Welcome to the final recap for The Challenge: Ride or Dies!!! It’s been one hell of a season, and I’ve enjoyed sticking with you all since October. So with that being said, lets get right into it, shall we? Inside this week: The Blair Witch Project turned us all into morons, Nany and Johnny wouldn’t last long in North Carolina, the list of Challenge Champions grows a little bit longer, and so much more….
Winner: Something New
I see that from minute one we’re already changing things up. I was beginning to get concerned there would be no running at all in this Final.
Winner: TJ Lavin’s Job
It’s been a long season for everyone. TJ Lavin included.
On the morning of the third day of filming for the Final, TJ Lavin woke up in his suite at the Argentinian Four Seasons. He got changed, did a light jog, then went to a local bean dispensary and grabbed some coffee. Argentinian coffee kinda sucks, and by now he’s pretty sick of it. Not only that, between sips, he realizes that he cannot wait for a break from having to pretend to think Johnny Bananas is funny.

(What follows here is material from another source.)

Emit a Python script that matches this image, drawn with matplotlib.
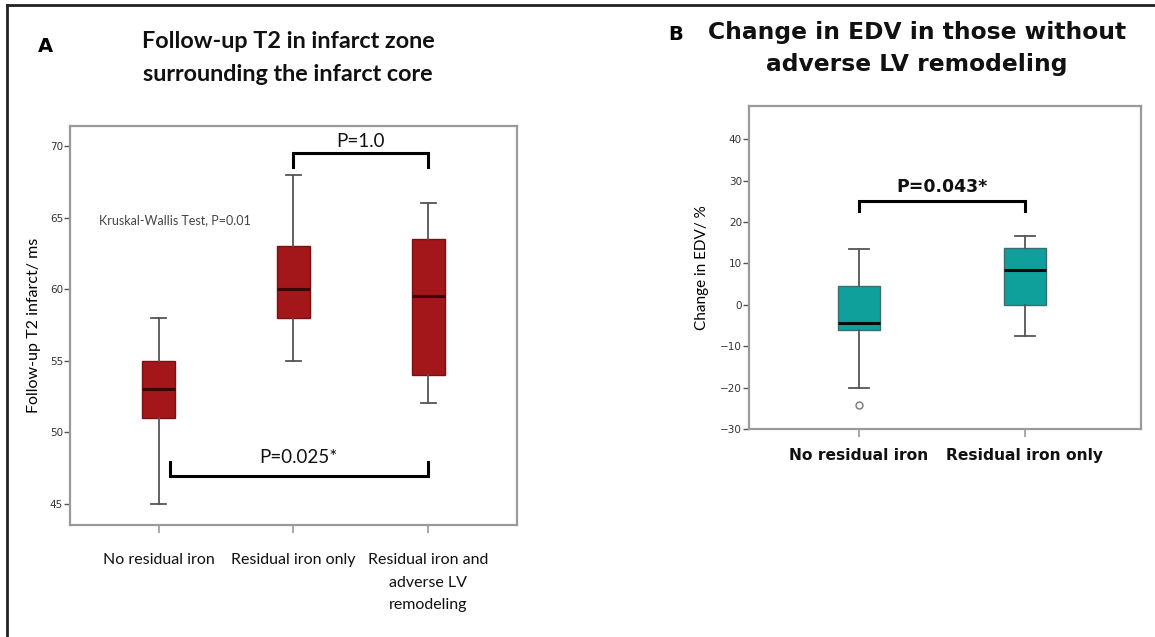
import matplotlib
matplotlib.use('Agg')
import matplotlib.pyplot as plt
from matplotlib.lines import Line2D

# данные панели A (T2 в зоне инфаркта)
groups_a = ['No residual iron', 'Residual iron only', 'Residual iron and\nadverse LV\nremodeling']
med_a = [53, 60, 59.5]
q1_a = [51, 58, 54]
q3_a = [55, 63, 63.5]
lo_a = [45, 55, 52]
hi_a = [58, 68, 66]

# данные панели B (изменение EDV)
groups_b = ['No residual iron', 'Residual iron only']
med_b = [-4.3, 8.4]
q1_b = [-6.2, 0]
q3_b = [4.5, 13.8]
lo_b = [-20, -7.5]
hi_b = [13.5, 16.7]
fliers_b = [[-24.2], []]

# уровни скобок и подписи p
br_a1 = (2, 3, 69.5, 68.5, 'P=1.0')
br_a2 = (1.08, 3, 46.9, 47.9, 'P=0.025*')
br_b = (1, 2, 25.1, 22.6, 'P=0.043*')

red = '#a3161a'
teal = '#10a09b'
gray = '#9a9a9a'

fig = plt.figure(figsize=(11.55, 6.37), dpi=100)

# рамка вокруг рисунка (верх и левый край)
fig.add_artist(Line2D([7/1155, 7/1155], [0, 1 - 5/637], color='#222222', lw=2))
fig.add_artist(Line2D([7/1155, 1], [1 - 5/637, 1 - 5/637], color='#222222', lw=2))


def make_stats(med, q1, q3, lo, hi, fl=None):
    out = []
    for i in range(len(med)):
        out.append(dict(med=med[i], q1=q1[i], q3=q3[i], whislo=lo[i], whishi=hi[i],
                        fliers=fl[i] if fl else []))
    return out


def style_axes(ax, xpad):
    for s in ax.spines.values():
        s.set_color(gray)
        s.set_linewidth(1.6)
    ax.tick_params(axis='y', colors='#555555', labelcolor='#333333', length=4, width=1,
                   labelsize=7.5, pad=1)
    ax.tick_params(axis='x', colors=gray, labelcolor='#111111', length=6, width=1.2, pad=xpad)


def bracket(ax, x1, x2, y_line, y_end, text, ty, fs, family, weight='normal'):
    ax.plot([x1, x1, x2, x2], [y_end, y_line, y_line, y_end], color='black', lw=2.2,
            solid_joinstyle='miter')
    ax.text((x1 + x2) / 2, ty, text, ha='center', va='bottom', fontsize=fs,
            family=family, color='#111111', fontweight=weight)


# ---- панель A ----
ax1 = fig.add_axes([70/1155, 1 - 525/637, 447/1155, 399/637])
ax1.bxp(make_stats(med_a, q1_a, q3_a, lo_a, hi_a), positions=[1, 2, 3], widths=0.245,
        capwidths=0.11, patch_artist=True, showfliers=False,
        boxprops=dict(facecolor=red, edgecolor='#7a1010', linewidth=1),
        medianprops=dict(color='#3a0505', linewidth=2.2),
        whiskerprops=dict(color='#555555', linewidth=1.3),
        capprops=dict(color='#555555', linewidth=1.3))
ax1.set_xlim(0.34, 3.66)
ax1.set_ylim(43.5, 71.4)
ax1.set_yticks([45, 50, 55, 60, 65, 70])
ax1.set_xticks([1, 2, 3])
ax1.set_xticklabels(groups_a, family='Lato', fontsize=11.5, va='top', linespacing=1.8)
style_axes(ax1, 14)
ax1.set_ylabel('Follow-up T2 infarct/ ms', family='Lato', fontsize=11.5, labelpad=6)
ax1.text(0.556, 64.8, 'Kruskal-Wallis Test, P=0.01', family='Lato', fontsize=9,
         color='#444444', va='center')
bracket(ax1, *br_a1[:4], br_a1[4], 69.7, 13.5, 'Lato')
bracket(ax1, *br_a2[:4], br_a2[4], 47.6, 13.5, 'Lato')

fig.text(38/1155, 1 - 46/637, 'A', fontsize=14, fontweight='bold', family='DejaVu Sans',
         va='center', ha='left')
fig.text(288/1155, 1 - 58/637, 'Follow-up T2 in infarct zone\nsurrounding the infarct core',
         ha='center', va='center', fontsize=16.8, family='Lato', fontweight='bold',
         linespacing=1.7, color='#111111')

# ---- панель B ----
ax2 = fig.add_axes([749/1155, 1 - 429/637, 392/1155, 323/637])
ax2.bxp(make_stats(med_b, q1_b, q3_b, lo_b, hi_b, fliers_b), positions=[1, 2], widths=0.255,
        capwidths=0.125, patch_artist=True,
        boxprops=dict(facecolor=teal, edgecolor='#3a6e6c', linewidth=1),
        medianprops=dict(color='#0a0a0a', linewidth=2.2),
        whiskerprops=dict(color='#555555', linewidth=1.3),
        capprops=dict(color='#555555', linewidth=1.3),
        flierprops=dict(marker='o', markersize=5, markerfacecolor='white',
                        markeredgecolor='#777777', markeredgewidth=1))
ax2.set_xlim(0.337, 2.70)
ax2.set_ylim(-30, 48)
ax2.set_yticks([-30, -20, -10, 0, 10, 20, 30, 40])
ax2.set_xticks([1, 2])
ax2.set_xticklabels(groups_b, family='DejaVu Sans', fontsize=11.2, fontweight='bold')
style_axes(ax2, 8)
ax2.set_ylabel('Change in EDV/ %', family='Lato', fontsize=11, labelpad=8)
bracket(ax2, *br_b[:4], br_b[4], 26.2, 12.5, 'DejaVu Sans', 'bold')

fig.text(668/1155, 1 - 34/637, 'B', fontsize=14, fontweight='bold', family='DejaVu Sans',
         va='center', ha='left')
fig.text(917/1155, 1 - 49/637, 'Change in EDV in those without\nadverse LV remodeling',
         ha='center', va='center', fontsize=16.8, family='DejaVu Sans', fontweight='bold',
         linespacing=1.5, color='#111111')

fig.savefig('out.png', dpi=100)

“One more day,” he repeated to himself. “One more day.”
He hopped in the back of the SUV pulling into the hotel valet area to take him on site. Arriving for the morning production meeting, TJ was dragging a bit. Not even the coffee could get him juiced for this. ‘How’s Aneesa’s ankle doing?” he heal-heartedly joked to Janet the Prodcution Assistant who’s been assigned to him this season. She’s been okay, he misses Peter from the Challenge: USA. Peter just always knew the right jacket for him to wear. Janet’s style just never meshed with his.
Nonetheless, he can’t quit. Not this close to the end. Not this close to finally being able to sleep in his own bed. So TJ got himself locked in. He played the track “Smile Like You Mean It” by The Killers into his AirPods while he sat around waiting. He was as fake locked in as he could possibly be.
The Challenge Gods could see this as well. All these spin-off shows have been grinding down their host. They could see his interest waning. His vim and vigor diminishing with each phony guffaw at an incorrect trivia answer. So they thew him a bone.
TJ recieved his script. As he has every morning for the last two straight years of Challenge spin-offs. And in massive, bold letters, right near the top of Page One, is the funniest thing TJ’s ever seen.
What a legend.
Winner: One Last Billy Madison Clip For Old Times Sake
We all have our talents in life.
Laurel’s great at elimination rounds. Michaelangelo was great at painting chapels. Michael Jordan was great at making donations to various casinos one blackjack hand at a time.
It took me starting a blog to realize that what I’m great at is being able to relate almost anything Challenge related to a clip from Billy Madison.
Winner: Johnny Bananas, Being Unable To Help Himself, Even While Battling Exhaustion
Loser: The D.A.R.E. Program
In either a former or future life, Devin is going to be an amazing center fielder.
He has this incredible instinct when it comes to judging angles. Not only that, but he has the confidence to trust that instinct. Between this silly helicopter game and how transcendent of a slingshot artist he is, that might be the most impressive accomplishment by anyone this season. He would get such great jumps on fly balls and take the best route to get there every single time. He’s basically the Challenge’s Willie Mays.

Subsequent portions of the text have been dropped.